## PROBLEM DESCRIPTION
Each line below should be retyped exactly, with no pictures.

## AVAILABLE DATA
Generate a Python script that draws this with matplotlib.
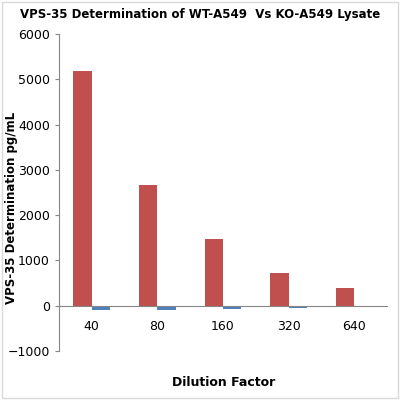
import matplotlib
matplotlib.use("Agg")
import matplotlib.pyplot as plt
import numpy as np

categories = ["40", "80", "160", "320", "640"]
wt = [5180, 2670, 1470, 720, 390]
ko = [-100, -90, -80, -60, -30]

fig = plt.figure(figsize=(4, 4), dpi=100)
fig.patches.append(plt.Rectangle((0.005, 0.005), 0.99, 0.99, transform=fig.transFigure,
                                 fill=False, edgecolor="#d9d9d9", lw=1))
ax = fig.add_axes([0.1475, 0.1225, 0.82, 0.7925])
x = np.arange(len(categories))
w = 0.28
ax.bar(x - 0.14, wt, w, color="#c0504d")
ax.bar(x + 0.14, ko, w, color="#4f81bd")
ax.set_ylim(-1000, 6000)
ax.set_xlim(-0.5, len(categories) - 0.5)
ax.set_yticks(range(-1000, 6001, 1000))
ax.set_xticks(x)
ax.set_xticklabels(categories)
ax.spines['bottom'].set_position(('data', 0))
ax.spines['bottom'].set_color("#868686")
ax.spines['left'].set_color("#868686")
for s in ['top', 'right']:
    ax.spines[s].set_visible(False)
ax.tick_params(axis='x', length=0, pad=10, labelsize=9)
ax.tick_params(axis='y', labelsize=9, length=3, color="#868686")
ax.set_ylabel("VPS-35 Determination pg/mL", fontsize=8.5, fontweight='bold')
ax.yaxis.set_label_coords(-0.125, 0.45)
fig.text(0.56, 0.035, "Dilution Factor", ha='center', fontsize=9, fontweight='bold')
fig.text(0.5, 0.955, "VPS-35 Determination of WT-A549  Vs KO-A549 Lysate", ha='center',
         fontsize=8.5, fontweight='bold')
fig.savefig("out.png", dpi=100)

## THE RESULT
Generate a Python script that draws this with matplotlib.
import matplotlib
matplotlib.use("Agg")
import matplotlib.pyplot as plt
import numpy as np

categories = ["40", "80", "160", "320", "640"]
wt = [5180, 2670, 1470, 720, 390]
ko = [-100, -90, -80, -60, -30]

fig = plt.figure(figsize=(4, 4), dpi=100)
fig.patches.append(plt.Rectangle((0.005, 0.005), 0.99, 0.99, transform=fig.transFigure,
                                 fill=False, edgecolor="#d9d9d9", lw=1))
ax = fig.add_axes([0.1475, 0.1225, 0.82, 0.7925])
x = np.arange(len(categories))
w = 0.28
ax.bar(x - 0.14, wt, w, color="#c0504d")
ax.bar(x + 0.14, ko, w, color="#4f81bd")
ax.set_ylim(-1000, 6000)
ax.set_xlim(-0.5, len(categories) - 0.5)
ax.set_yticks(range(-1000, 6001, 1000))
ax.set_xticks(x)
ax.set_xticklabels(categories)
ax.spines['bottom'].set_position(('data', 0))
ax.spines['bottom'].set_color("#868686")
ax.spines['left'].set_color("#868686")
for s in ['top', 'right']:
    ax.spines[s].set_visible(False)
ax.tick_params(axis='x', length=0, pad=10, labelsize=9)
ax.tick_params(axis='y', labelsize=9, length=3, color="#868686")
ax.set_ylabel("VPS-35 Determination pg/mL", fontsize=8.5, fontweight='bold')
ax.yaxis.set_label_coords(-0.125, 0.45)
fig.text(0.56, 0.035, "Dilution Factor", ha='center', fontsize=9, fontweight='bold')
fig.text(0.5, 0.955, "VPS-35 Determination of WT-A549  Vs KO-A549 Lysate", ha='center',
         fontsize=8.5, fontweight='bold')
fig.savefig("out.png", dpi=100)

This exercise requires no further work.